◆ Problem details ◆
It is required that the lines from the top of the listing through the line with "13, 24, 29]" be reproduced exactly, excluding pictures.
⟨
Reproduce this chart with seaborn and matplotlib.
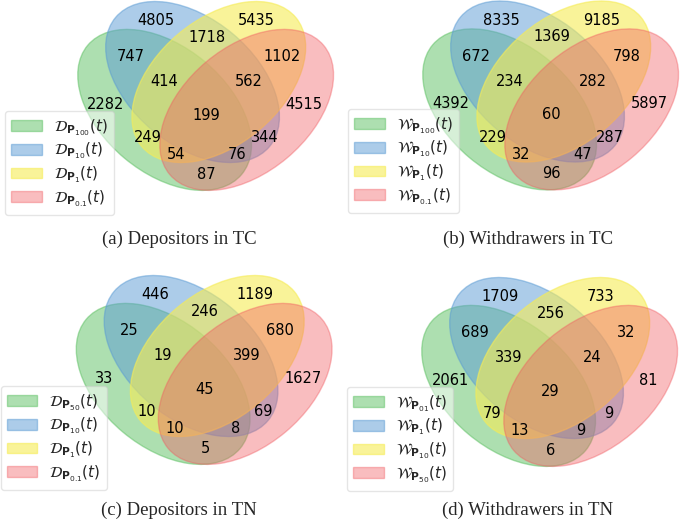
import matplotlib

matplotlib.use("Agg")

import matplotlib.pyplot as plt
import seaborn as sns
from matplotlib.patches import Ellipse

# region keys: green, blue, yellow, red membership
REGIONS = ["1000", "0100", "0010", "0001", "1100", "1010", "1001", "0110",
           "0101", "0011", "1110", "1101", "1011", "0111", "1111"]

dep_tc = [2282, 4805, 5435, 4515, 747, 249, 87, 1718, 344, 1102, 414, 76, 54, 562, 199]
wdr_tc = [4392, 8335, 9185, 5897, 672, 229, 96, 1369, 287, 798, 234, 47, 32, 282, 60]
dep_tn = [33, 446, 1189, 1627, 25, 10, 5, 246, 69, 680, 19, 8, 10, 399, 45]
wdr_tn = [2061, 1709, 733, 81, 689, 79, 6, 256, 9, 32, 339, 9, 13, 24, 29]

subs_dep_tc = ["100", "10", "1", "0.1"]
subs_wdr_tc = ["100", "10", "1", "0.1"]
subs_dep_tn = ["50", "10", "1", "0.1"]
subs_wdr_tn = ["01", "1", "10", "50"]

captions = ["(a) Depositors in TC", "(b) Withdrawers in TC",
            "(c) Depositors in TN", "(d) Withdrawers in TN"]

# pyvenn style colours (rgb, alpha)
RGB = [(92, 192, 98), (90, 155, 212), (246, 236, 86), (241, 90, 96)]
ALPHA = [0.5, 0.5, 0.6, 0.4]

ELLIPSES = [(0.350, 0.400, 140.0), (0.450, 0.500, 140.0),
            (0.544, 0.500, 40.0), (0.644, 0.400, 40.0)]
TEXT_POS = {
    "0001": (0.85, 0.42), "0010": (0.68, 0.72), "0011": (0.77, 0.59),
    "0100": (0.32, 0.72), "0101": (0.71, 0.30), "0110": (0.50, 0.66),
    "0111": (0.65, 0.50), "1000": (0.14, 0.42), "1001": (0.50, 0.17),
    "1010": (0.29, 0.30), "1011": (0.39, 0.24), "1100": (0.23, 0.59),
    "1101": (0.61, 0.24), "1110": (0.35, 0.50), "1111": (0.50, 0.38),
}

W, H = 681, 529
sns.set_style("white")
palette = sns.color_palette([tuple(c / 255 for c in rgb) for rgb in RGB])


def draw_venn(fig, rect, x0, y1, scale, values, letter, subs, leg_xy):
    left, top, right, bottom = rect
    ax = fig.add_axes([left / W, 1 - bottom / H, (right - left) / W, (bottom - top) / H])
    ax.set_xlim((left - x0) / scale, (right - x0) / scale)
    ax.set_ylim(1 - (bottom - y1) / scale, 1 - (top - y1) / scale)
    ax.set_axis_off()

    handles = []
    for (cx, cy, ang), col, a in zip(ELLIPSES, palette, ALPHA):
        e = Ellipse((cx, cy), 0.72, 0.45, angle=ang, color=(*col, a))
        ax.add_patch(e)
        handles.append(e)

    for key, val in zip(REGIONS, values):
        x, y = TEXT_POS[key]
        ax.text(x, y, str(val), ha="center", va="center", fontsize=10.5,
                family="DejaVu Sans", color="black")

    labels = [rf"$\mathcal{{{letter}}}_{{\mathbf{{P}}_{{{s}}}}}(t)$" for s in subs]
    ax.legend(handles, labels, loc="upper left",
              bbox_to_anchor=(leg_xy[0] / W, 1 - leg_xy[1] / H),
              bbox_transform=fig.transFigure, borderaxespad=0,
              fontsize=11, labelspacing=0.2, fancybox=True, framealpha=0.5)
    return ax


fig = plt.figure(figsize=(W / 100, H / 100), dpi=100)

draw_venn(fig, (0, 0, 340.5, 264.5), 67, -57.5, 279, dep_tc, "D", subs_dep_tc, (5, 111))
draw_venn(fig, (340.5, 0, 681, 264.5), 412, -58, 279, wdr_tc, "W", subs_wdr_tc, (348, 109))
draw_venn(fig, (0, 264.5, 340.5, 529), 65.5, 216.5, 279, dep_tn, "D", subs_dep_tn, (0.5, 386))
draw_venn(fig, (340.5, 264.5, 681, 529), 411, 218.5, 279, wdr_tn, "W", subs_wdr_tn, (347, 387))

cap_pos = [(179, 239), (528, 239), (179, 510), (528, 510)]
for text, (cx, cy) in zip(captions, cap_pos):
    fig.text(cx / W, 1 - cy / H, text, ha="center", va="center",
             fontsize=13.5, family="Liberation Serif")

fig.savefig("out.png", dpi=100)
⟩
◆ Task result ◆
Reproduce this chart with seaborn and matplotlib.
import matplotlib

matplotlib.use("Agg")

import matplotlib.pyplot as plt
import seaborn as sns
from matplotlib.patches import Ellipse

# region keys: green, blue, yellow, red membership
REGIONS = ["1000", "0100", "0010", "0001", "1100", "1010", "1001", "0110",
           "0101", "0011", "1110", "1101", "1011", "0111", "1111"]

dep_tc = [2282, 4805, 5435, 4515, 747, 249, 87, 1718, 344, 1102, 414, 76, 54, 562, 199]
wdr_tc = [4392, 8335, 9185, 5897, 672, 229, 96, 1369, 287, 798, 234, 47, 32, 282, 60]
dep_tn = [33, 446, 1189, 1627, 25, 10, 5, 246, 69, 680, 19, 8, 10, 399, 45]
wdr_tn = [2061, 1709, 733, 81, 689, 79, 6, 256, 9, 32, 339, 9, 13, 24, 29]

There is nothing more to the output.